What Is Absolutely Essential To Know About Link Building And Getting A Top Ranking...

Before we begin this special link building guide, I want to make sure I have your full attention. What I'm about to

teach you will be the foundation for all of your websites. If you follow the steps outlined, you will be able to quickly build your link popularity. Which, I can promise you will lead to MUCH higher search engine rankings.

If you're not serious about your website and business, please don't waste your time by reading this guide. Only procede if you're serious about getting top rankings and will put into practice everything you're about to learn.

With that being said, let's get right to it!

Link Popularity is a much misunderstood topic among webmasters and online business owners. In the quest for search engine rankings, link popularity has quickly developed into the single-most important tool for improving your rankings, and in the process, increasing your profits.

This guide is a brief stroll inside the world of link popularity. In it I've tried to cover the different aspects and perspectives of link popularity, including what works, what doesn't work, and what the future of link popularity holds for online business owners like you and me who depend on search engine traffic for the success of their business.

Link Popularity 101

I'll give you a quick definition of what link popularity is, and then move on to talk about why it is so important, and how it is essentially determined.

What is link popularity?

A measure of the number of web pages that link to your site.

Quite simply, link popularity is the number of incoming links to your website. You can say that link popularity is just a part of what search engines look at when they examine the back links of a website, and this is how it looks.

Search engines typically look at:
  1. The number of sites that link your website. Remember THAT. The "number of sites" that link to your website.
  2. Important: The more websites that link to your site, the higher you will rank. Regardless of how on topic these links are. 100 links from non-related websites is ALWAYS better than no links at all. You should always accept a link request unless the website has a "gray barred" Google Page Rank.
  3. How important are the websites that link to yours.

The importance of the linking website is a central pillar of search engine rankings. In other words, all links are not created equal. A link from an "important" website carries more weight than a link from a low-key, not-so-important website. On the other hand, as I've said above.

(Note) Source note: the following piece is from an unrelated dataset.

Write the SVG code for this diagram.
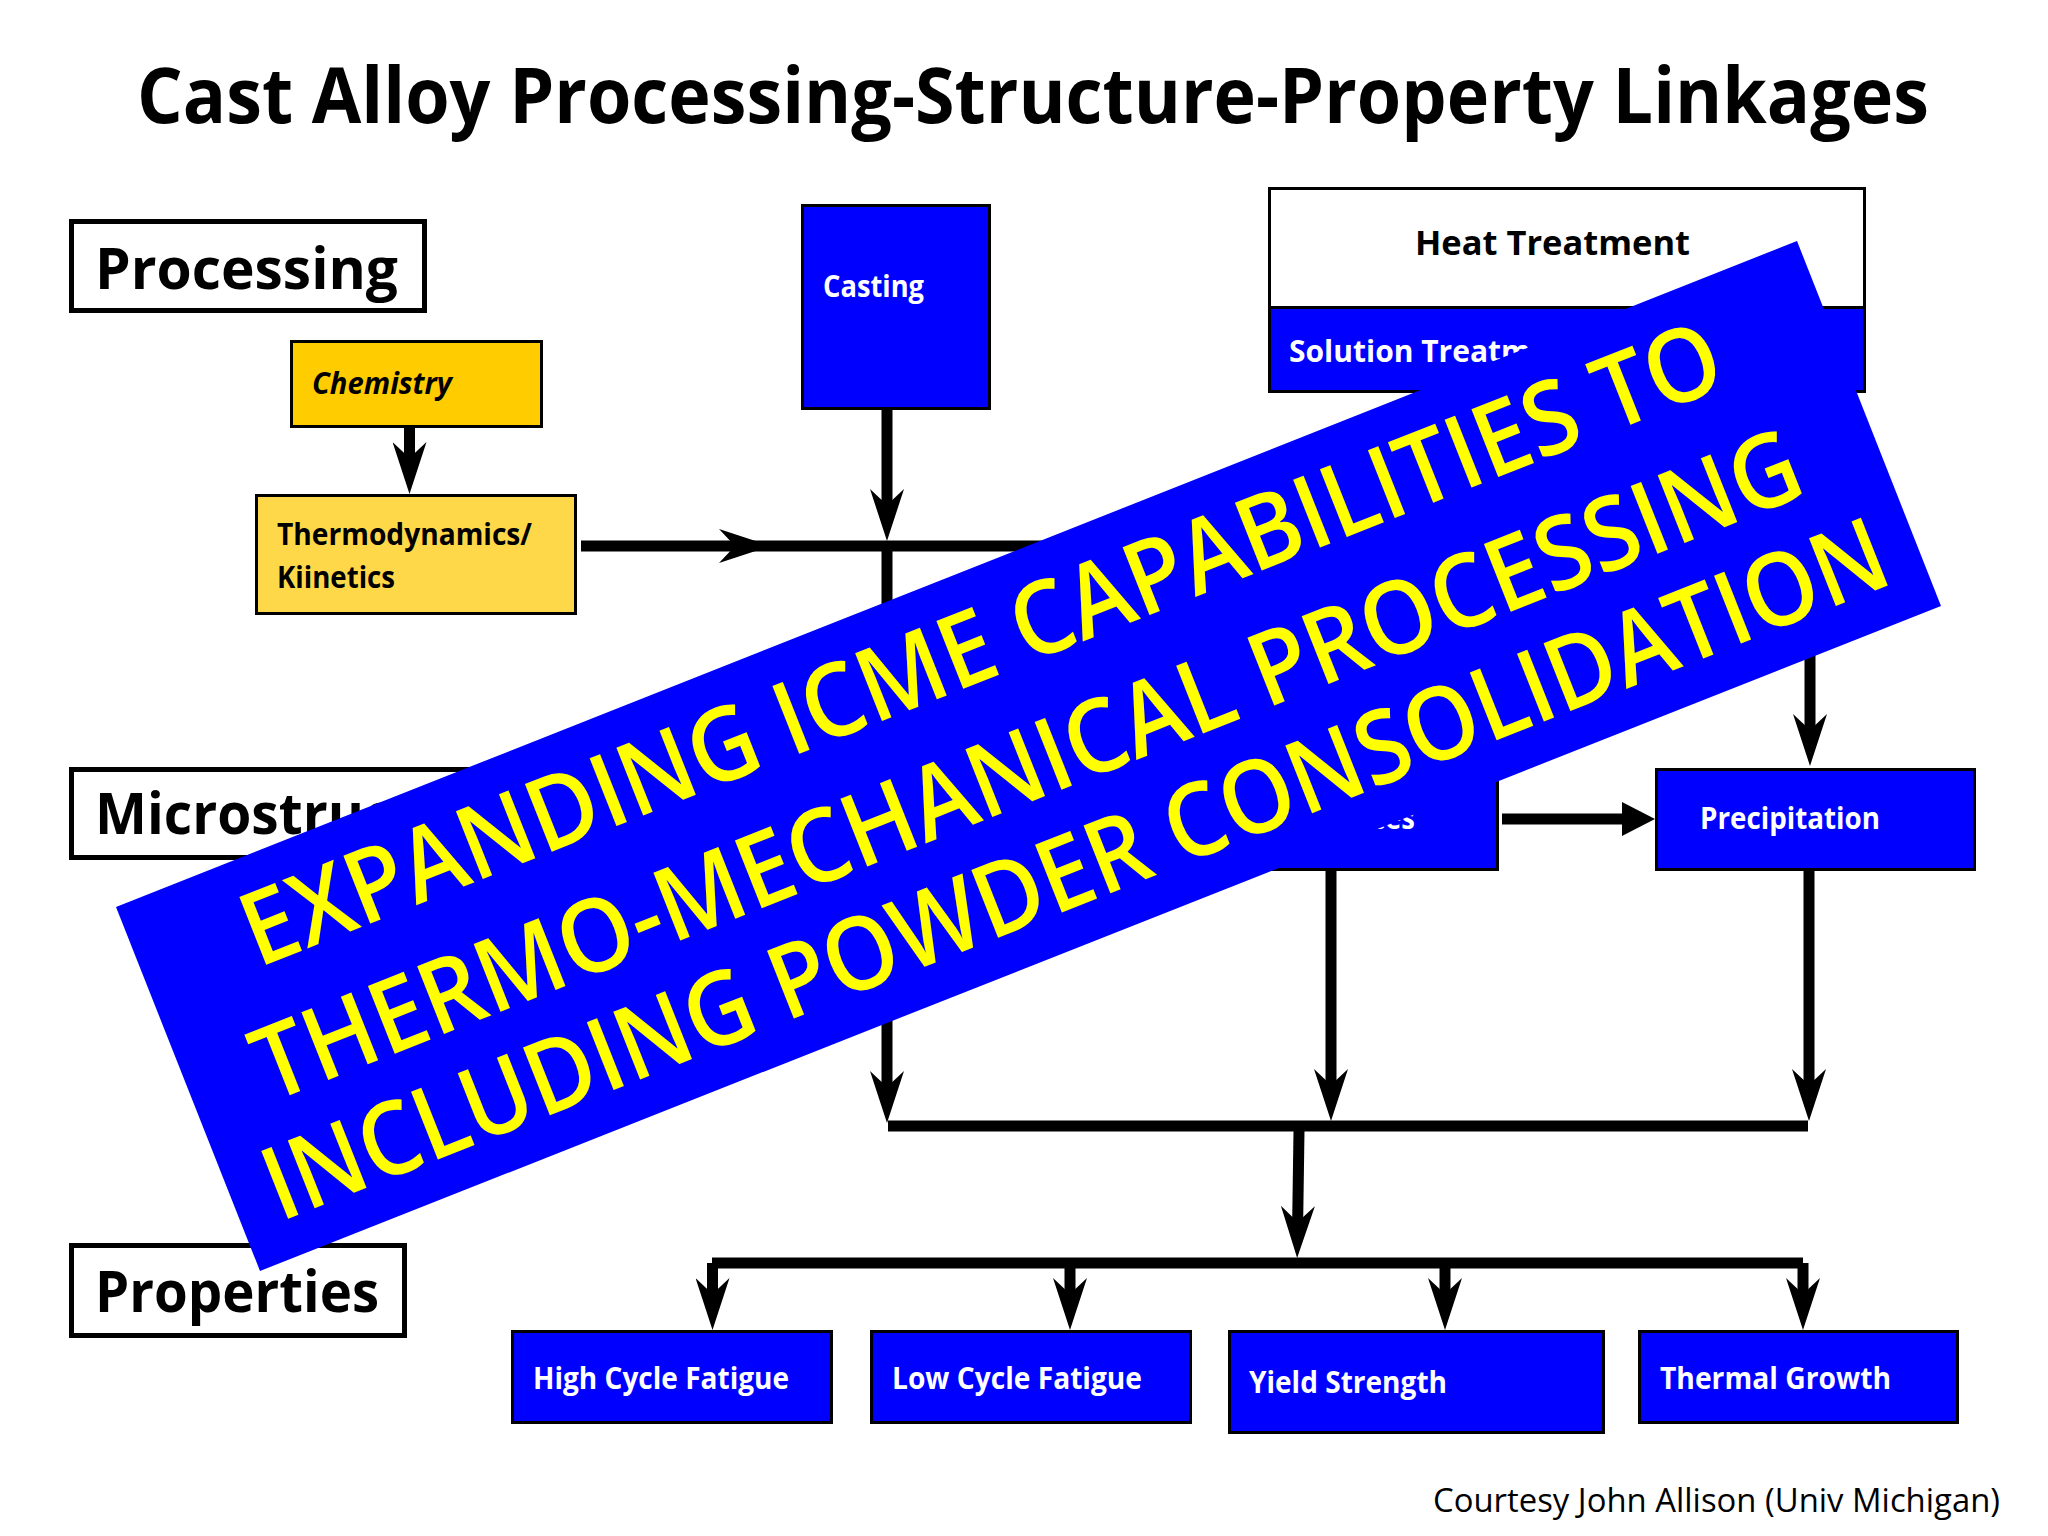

Any link, no matter how non-related OR what their Page Rank is, is better than having no link at all. You should always accept link from anyone that's willing to trade, unless of course, they are penalized and have a "gray" Google PR as shown above.

So how does link popularity figure into all this?

The Great Search Engine Race

Search engines have ONE sole purpose:

To provide users with the most relevant content (relevant to what they are searching for) that is ranked by its quality.

In pursuit of this goal, search engines have developed sophisticated algorithms that rank web pages for relevancy and quality. In determining relevancy, search engines tend to measure on-page factors such as relevant content - on-page optimization is dedicated towards improving your website's relevancy in the eyes of search engines.

For determining quality, search engines have moved towards inbound links and their quality as a measure of a website's importance or quality. Why is this?

Much of this move has to do with Google's Page Rank algorithm. The concept is simple: Links are the easiest and most impartial methods of determining how popular a website or a web page is. Taken in reverse, this also means that quality resources will eventually be the most popular, thus making links a direct factor in influencing the search engine's "quality" ratings for any website.

The rise of link popularity (as a measure of the links pointing to a website) in search engine optimization is founded on the principle that great sites will naturally attract many links, and content-poor sites will have difficulty attracting any links. While this has been badly abused by black-hat SEO techniques, the fact remains that the system is correct in principle, and search engines are continuously working to remove problems that rise because of dubious and unethical optimization techniques.

While Google was and is the frontrunner in giving importance to link-popularity (and with Google serving ~ 50 percent of the search engine traffic, you'd be hard pressed to find a reason NOT to build links), other major search engines such as Yahoo, MSN Search and AltaVista have also given importance to link popularity, making it a critical component of your search engine strategy.